## [WHAT TO PRODUCE]
Leaving the pictures out, print the lines from the first line of the listing through the line containing "plt.rcParams['mathtext.bf'] = 'Liberation", exactly as they read, and no others.

## [DATA SHOWN]
■ ■ ■ ■ ■
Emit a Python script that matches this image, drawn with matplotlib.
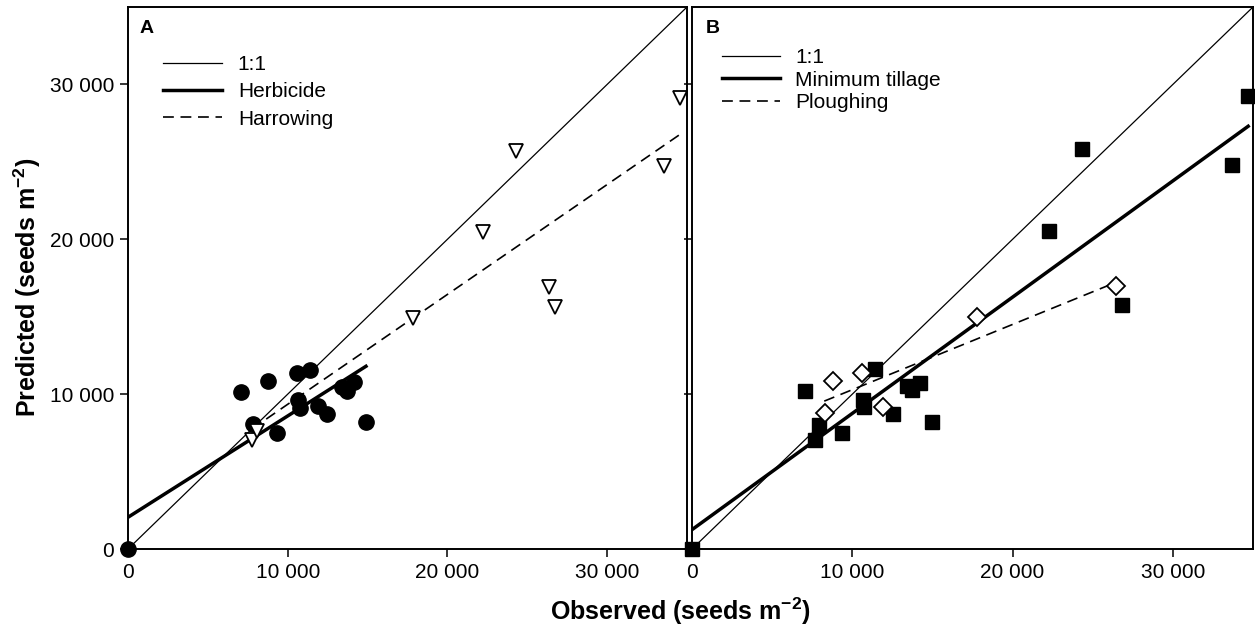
import numpy as np
import matplotlib
matplotlib.use("Agg")
import matplotlib.pyplot as plt

plt.rcParams['font.family'] = ['Liberation Sans', 'DejaVu Sans']
plt.rcParams['mathtext.fontset'] = 'custom'
plt.rcParams['mathtext.rm'] = 'Liberation Sans'
plt.rcParams['mathtext.bf'] = 'Liberation Sans:bold'

# ---- data (seeds m-2) ----
# panel A
herb_obs = [0, 7075, 8785, 7845, 9310, 10600, 11395, 10665, 10770, 11915, 12480, 13380, 13690, 14170, 14900]
herb_pred = [0, 10160, 10850, 8070, 7470, 11345, 11560, 9620, 9085, 9235, 8715, 10480, 10220, 10765, 8220]
harrow_obs = [7740, 8050, 17850, 22220, 24270, 26370, 26730, 33580, 34560]
harrow_pred = [7040, 7650, 14910, 20460, 25720, 16890, 15640, 24730, 29150]

# panel B
mintill_obs = [0, 7050, 7940, 7670, 9340, 10650, 10750, 11420, 12520, 13390, 13740, 14220, 14950,
               22290, 24350, 26830, 33710, 34670]
mintill_pred = [0, 10200, 8010, 7040, 7470, 9620, 9150, 11600, 8720, 10530, 10270, 10740, 8220,
                20530, 25800, 15740, 24830, 29250]
plough_obs = [8300, 8780, 10590, 11900, 17760, 26430]
plough_pred = [8760, 10840, 11380, 9180, 14990, 16985]

# fitted lines (end points)
one_x = [0, 35000]
one_y = [0, 35000]
herb_line_x = [0, 14900]
herb_line_y = [2050, 11800]
harrow_line_x = [7750, 34600]
harrow_line_y = [7750, 26800]
mintill_line_x = [0, 34700]
mintill_line_y = [1250, 27300]
plough_line_x = [8250, 26400]
plough_line_y = [9550, 17200]

ticks = [0, 10000, 20000, 30000]
tick_labels = ['0', '10 000', '20 000', '30 000']

fig = plt.figure(figsize=(12.55, 6.32), dpi=100)
axA = fig.add_axes([0.1020, 0.1313, 0.4454, 0.8576])
axB = fig.add_axes([0.5514, 0.1313, 0.4470, 0.8576])

dash = (0, (6.5, 4))

# panel A
axA.plot(one_x, one_y, color='black', lw=0.9, label='1:1')
axA.plot(herb_line_x, herb_line_y, color='black', lw=2.5, label='Herbicide')
axA.plot(harrow_line_x, harrow_line_y, color='black', lw=1.2, ls=dash, label='Harrowing')
axA.plot(herb_obs, herb_pred, 'o', color='black', ms=11, clip_on=False, zorder=5)
axA.plot(harrow_obs, harrow_pred, 'v', mfc='white', mec='black', mew=1.3, ms=10,
         clip_on=False, zorder=6)

# panel B
axB.plot(one_x, one_y, color='black', lw=0.9, label='1:1')
axB.plot(mintill_line_x, mintill_line_y, color='black', lw=2.5, label='Minimum tillage')
axB.plot(plough_line_x, plough_line_y, color='black', lw=1.2, ls=dash, label='Ploughing')
axB.plot(mintill_obs, mintill_pred, 's', color='black', ms=10, clip_on=False, zorder=5)
axB.plot(plough_obs, plough_pred, 'D', mfc='white', mec='black', mew=1.3, ms=9,
         clip_on=False, zorder=6)

for ax in (axA, axB):
    ax.set_xlim(0, 35000)
    ax.set_ylim(0, 35000)
    ax.set_xticks(ticks)
    ax.set_xticklabels(tick_labels)
    ax.set_yticks(ticks)
    ax.tick_params(direction='out', length=6, width=1.1, labelsize=15, pad=4)
    for s in ax.spines.values():
        s.set_linewidth(1.4)

axA.set_yticklabels(tick_labels)
axB.set_yticklabels([])

axA.text(0.02, 0.96, 'A', transform=axA.transAxes, fontsize=14, fontweight='bold', va='center')
axB.text(0.025, 0.96, 'B', transform=axB.transAxes, fontsize=14, fontweight='bold', va='center')

axA.legend(loc='upper left', bbox_to_anchor=(0.062, 0.911), frameon=False, fontsize=15,
           borderpad=0, borderaxespad=0, handlelength=2.84, handletextpad=0.77, labelspacing=0.39)
axB.legend(loc='upper left', bbox_to_anchor=(0.053, 0.924), frameon=False, fontsize=15,
           borderpad=0, borderaxespad=0, handlelength=2.8, handletextpad=0.72, labelspacing=0.17)

fig.text(0.022, 0.545, r'Predicted (seeds m$^{\mathbf{-2}}$)', rotation=90, fontsize=18,
         fontweight='bold', ha='center', va='center')
fig.text(0.542, 0.033, r'Observed (seeds m$^{\mathbf{-2}}$)', fontsize=18,
         fontweight='bold', ha='center', va='center')

fig.savefig('out.png', dpi=100)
■ ■ ■ ■ ■
## [COMPLETE ANSWER]
Emit a Python script that matches this image, drawn with matplotlib.
import numpy as np
import matplotlib
matplotlib.use("Agg")
import matplotlib.pyplot as plt

plt.rcParams['font.family'] = ['Liberation Sans', 'DejaVu Sans']
plt.rcParams['mathtext.fontset'] = 'custom'
plt.rcParams['mathtext.rm'] = 'Liberation Sans'
plt.rcParams['mathtext.bf'] = 'Liberation Sans:bold'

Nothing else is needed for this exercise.